Kurikulum 2013 yang gelojoh kerohanian akan mematikan fungsi kritis dan logika nalar individu. Matinya daya kritis akan semakin mudah menyemai benih kekerasan atas nama agama dan perbedaan melalui proses indoktrinasi terstruktur. Gejala ini sudah kita lihat terjadi di masyarakat. Masyarakat kita gemar menghunus pedang dan menghancurkan mereka yang berbeda atas nama agama!
Berpikir kritis muncul apabila logika bertumbuh. Logika bertumbuh apabila siswa diajak berpikir lurus dan benar melalui ketaatan pada alur pikir. Dalam pembelajaran Matematika, yang paling penting adalah keteguhan sikap. Siswa diajak mempertahankan
pendapatnya apabila ia yakin pendapatnya benar, dan berani mengubahnya apabila keliru.
Inilah nilai integritas yang diperoleh dari belajar Matematika. Pembelajaran Matematika yang benar menghasilkan individu yang kritis, terbuka, dan berintegritas. Tak mengherankan apabila panitia PISA menyimpulkan: penguasaan pengetahuan Matematika menjadi dasar meningkatnya peringkat pendidikan di beberapa negara.
Bangsa ini sudah kehilangan logika nalar, cenderung berpikir separatis, dan eksklusif. Cara berpikir kebangsaan yang terbuka dan kritis semakin jauh dari lingkungan pendidikan dan pembelajaran kita. Bhinneka Tunggal Ika hanya menjadi sekadar pita yang tertempel di suvenir Garuda. Kita sibuk mengurusi tampilan luar, mengatur model baju, seragam sekolah, dan lain-lain, tetapi lupa bahwa pengalaman belajarlah yang paling penting harus terjadi di sekolah.

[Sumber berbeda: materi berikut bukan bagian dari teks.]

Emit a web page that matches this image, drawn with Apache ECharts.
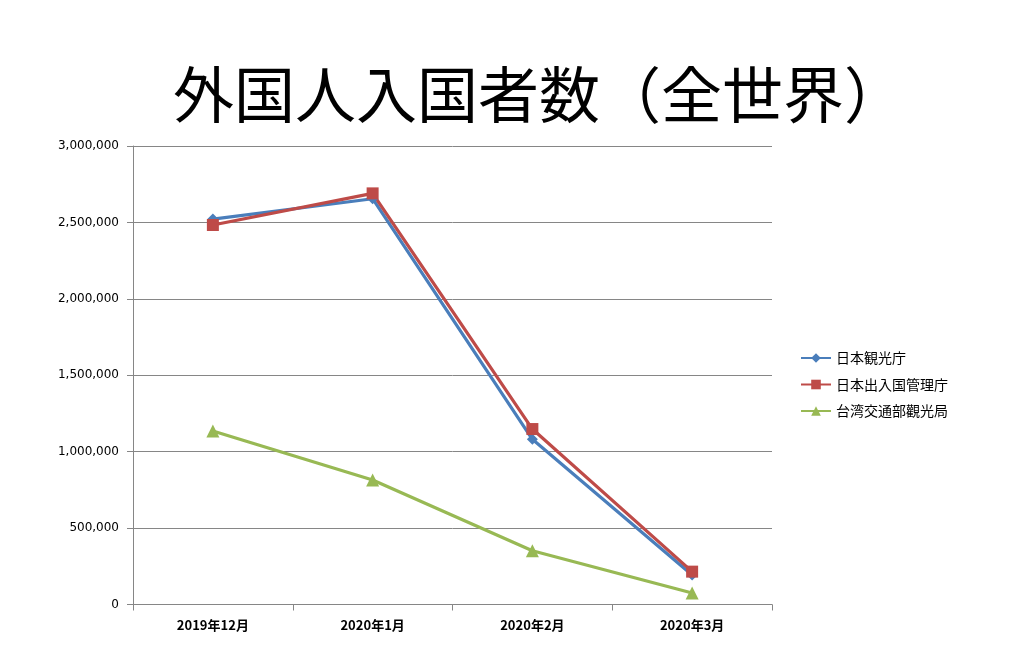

Menjadi juara sebagai siswa paling bahagia berada di sekolah dan bersahabat mestinya tak membuat kita senang. Kita harus lihat bahwa tetap bertenggernya Indonesia di barisan paling belakang di antara para siswa lain menunjukkan betapa pengalaman belajar itu tidak terjadi di sekolah-sekolah kita. Spiritualisme pendidikan yang dangkal akan menjadi beban bagi bangsa ini untuk naik kelas dalam peringkat PISA.